Right now the big time sync is harvesting content to index. I'm not certain yet how much space disk space will be needed for my 100K page target corpus.

Setting up indexing and the search UI were the easiest part of the process. PageFind is so easy to work with compare to enterprise search applications.

Things to explore

I can think of several ways to enlarge my search corpus. The first is there are a few websites I use for reference that are small enough to mirror. Wget provides a mirror function. Working from a "sites.txt" list I could mirror those sites periodically and have their content available for indexing.

When experimenting with the mirror option I notice I wind up with PDF that are linked in the pages being mirrored. If I used the Unix find command to locate all the PDF I could use another tool to extract there text. Doing that would enlarge my search beyond plain text and HTML. I would need to think this through as ultimately I'd want to be able to recover the path to the PDF when those results are displayed.

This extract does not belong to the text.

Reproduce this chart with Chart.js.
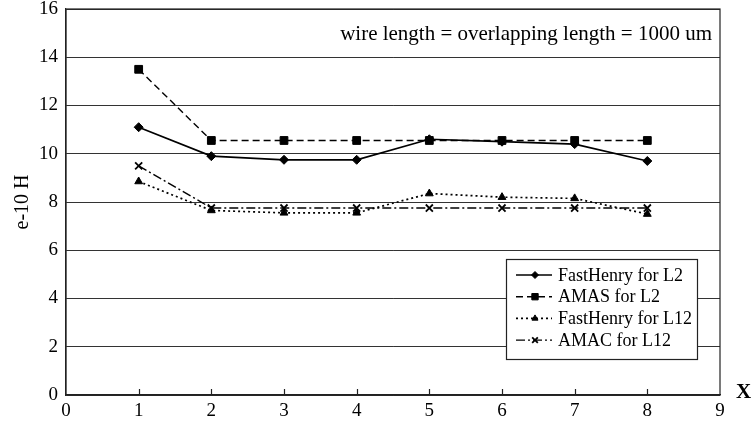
<!DOCTYPE html>
<html>
<head>
<meta charset="utf-8">
<script src="https://cdn.jsdelivr.net/npm/chart.js@4.4.0/dist/chart.umd.min.js"></script>
<style>
  html, body { margin: 0; padding: 0; background: #fff; }
  #wrap { width: 752px; height: 428px; }
</style>
</head>
<body>
<div id="wrap"><canvas id="chart" width="752" height="428"></canvas></div>
<script>
// Data
const xValues = [1, 2, 3, 4, 5, 6, 7, 8];
const fastHenryL2 = [11.1, 9.9, 9.75, 9.75, 10.6, 10.5, 10.4, 9.7];
const amasL2 = [13.5, 10.55, 10.55, 10.55, 10.55, 10.55, 10.55, 10.55];
const fastHenryL12 = [8.85, 7.65, 7.55, 7.55, 8.35, 8.2, 8.15, 7.5];
const amacL12 = [9.5, 7.75, 7.75, 7.75, 7.75, 7.75, 7.75, 7.75];
const seriesLabels = ['FastHenry for L2', 'AMAS for L2', 'FastHenry for L12', 'AMAC for L12'];
const noteText = 'wire length = overlapping length = 1000 um';

const FONT = '"Liberation Serif", "Times New Roman", serif';
const INK = '#000';

const toPoints = arr => arr.map((v, i) => ({ x: xValues[i], y: v }));

const styles = [
    { dash: [], width: 1.7, point: 'rectRot', radius: 4.5 },
    { dash: [7, 4], width: 1.4, point: 'rect', radius: 5.5 },
    { dash: [2, 3], width: 1.7, point: 'triangle', radius: 4.5 },
    { dash: [9, 3, 2, 3], width: 1.4, point: 'crossRot', radius: 5 }
];

const datasets = [fastHenryL2, amasL2, fastHenryL12, amacL12].map((arr, i) => ({
    label: seriesLabels[i],
    data: toPoints(arr),
    borderColor: INK,
    backgroundColor: INK,
    borderWidth: styles[i].width,
    borderDash: styles[i].dash,
    pointStyle: styles[i].point,
    pointRadius: styles[i].radius,
    pointBorderWidth: styles[i].point === 'crossRot' ? 1.8 : 1,
    pointBorderColor: INK,
    pointBackgroundColor: INK,
    tension: 0,
    fill: false
}));

// frame, inner x ticks, note text, X label and legend box
const extras = {
    id: 'extras',
    afterDraw(chart) {
        const { ctx, chartArea: a, scales } = chart;
        ctx.save();
        ctx.strokeStyle = '#222';
        ctx.lineWidth = 1.2;
        ctx.setLineDash([]);
        ctx.strokeRect(a.left, a.top, a.right - a.left, a.bottom - a.top);

        // small tick marks pointing up from the x axis
        for (let v = 1; v <= 8; v++) {
            const px = Math.round(scales.x.getPixelForValue(v)) + 0.5;
            ctx.beginPath();
            ctx.moveTo(px, a.bottom);
            ctx.lineTo(px, a.bottom - 6);
            ctx.stroke();
        }

        ctx.fillStyle = INK;
        ctx.font = '21px ' + FONT;
        ctx.textBaseline = 'middle';
        ctx.textAlign = 'right';
        ctx.fillText(noteText, a.right - 8, a.top + 25);

        ctx.font = 'bold 21px ' + FONT;
        ctx.textAlign = 'left';
        ctx.fillText('X', a.right + 16, a.bottom - 2);

        // legend
        const bx = 506, by = 259, bw = 191, bh = 100;
        ctx.fillStyle = '#fff';
        ctx.fillRect(bx, by, bw, bh);
        ctx.lineWidth = 1.2;
        ctx.strokeStyle = '#222';
        ctx.strokeRect(bx + 0.5, by + 0.5, bw, bh);
        ctx.font = '18px ' + FONT;
        chart.data.datasets.forEach((ds, i) => {
            const y = by + 16 + i * 21.7;
            ctx.strokeStyle = INK;
            ctx.lineWidth = ds.borderWidth;
            ctx.setLineDash(ds.borderDash);
            ctx.beginPath();
            ctx.moveTo(bx + 10, y);
            ctx.lineTo(bx + 46, y);
            ctx.stroke();
            ctx.setLineDash([]);
            ctx.fillStyle = INK;
            ctx.lineWidth = ds.pointBorderWidth;
            Chart.helpers.drawPoint(ctx, {
                pointStyle: ds.pointStyle,
                radius: ds.pointRadius - 1,
                borderWidth: ds.pointBorderWidth,
                rotation: 0
            }, bx + 29, y);
            ctx.fillStyle = INK;
            ctx.textAlign = 'left';
            ctx.fillText(ds.label, bx + 52, y + 1);
        });
        ctx.restore();
    }
};

new Chart(document.getElementById('chart'), {
    type: 'line',
    data: { datasets },
    options: {
        responsive: false,
        animation: false,
        layout: { padding: { top: 9, right: 32, left: 0, bottom: 0 } },
        plugins: { legend: { display: false }, tooltip: { enabled: false } },
        scales: {
            x: {
                type: 'linear',
                min: 0, max: 9,
                ticks: { stepSize: 1, color: INK, font: { family: FONT, size: 19 }, padding: 5 },
                grid: { display: false, drawTicks: false },
                border: { display: true, color: '#222', width: 1.2 },
                afterFit(s) { s.height = 33; s.paddingRight = 0; s.paddingLeft = 0; }
            },
            y: {
                min: 0, max: 16,
                ticks: { stepSize: 2, color: INK, font: { family: FONT, size: 19 }, padding: 8 },
                grid: { color: '#333', lineWidth: 1, drawTicks: false },
                border: { display: true, color: '#222', width: 1.2 },
                title: { display: true, text: 'e-10 H', color: INK, font: { family: FONT, size: 20 }, padding: { top: 11, bottom: 2 } },
                afterFit(s) { s.width = 66; s.paddingTop = 0; s.paddingBottom = 0; }
            }
        }
    },
    plugins: [extras]
});
</script>
</body>
</html>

Another approach would be to work with my full web browsers' history as well as it's bookmarks. This would significantly expand the corpus. If I did this I could also check the "head" of the HTML for references to feeds that could be folded into my feed link harvests. This would have the advantage of capture content from sources I find useful to read but would catch blog posts I might have skipped due to limited reading time.

I use Pocket to read the pages I find interesting in my feed reader. Pocket has an API and I could get some additional interesting pages from it. Pocket also has various curated lists and they might have interesting pages to harvest and index. I think the trick would be to use those suggests against an exclude list of some sort. E.g. Makes not sense to try to harvest paywall stuff or commercial sites more generally. One of the values I see in pse is that it is a personal search engine not a replacement for commercial search engines generally.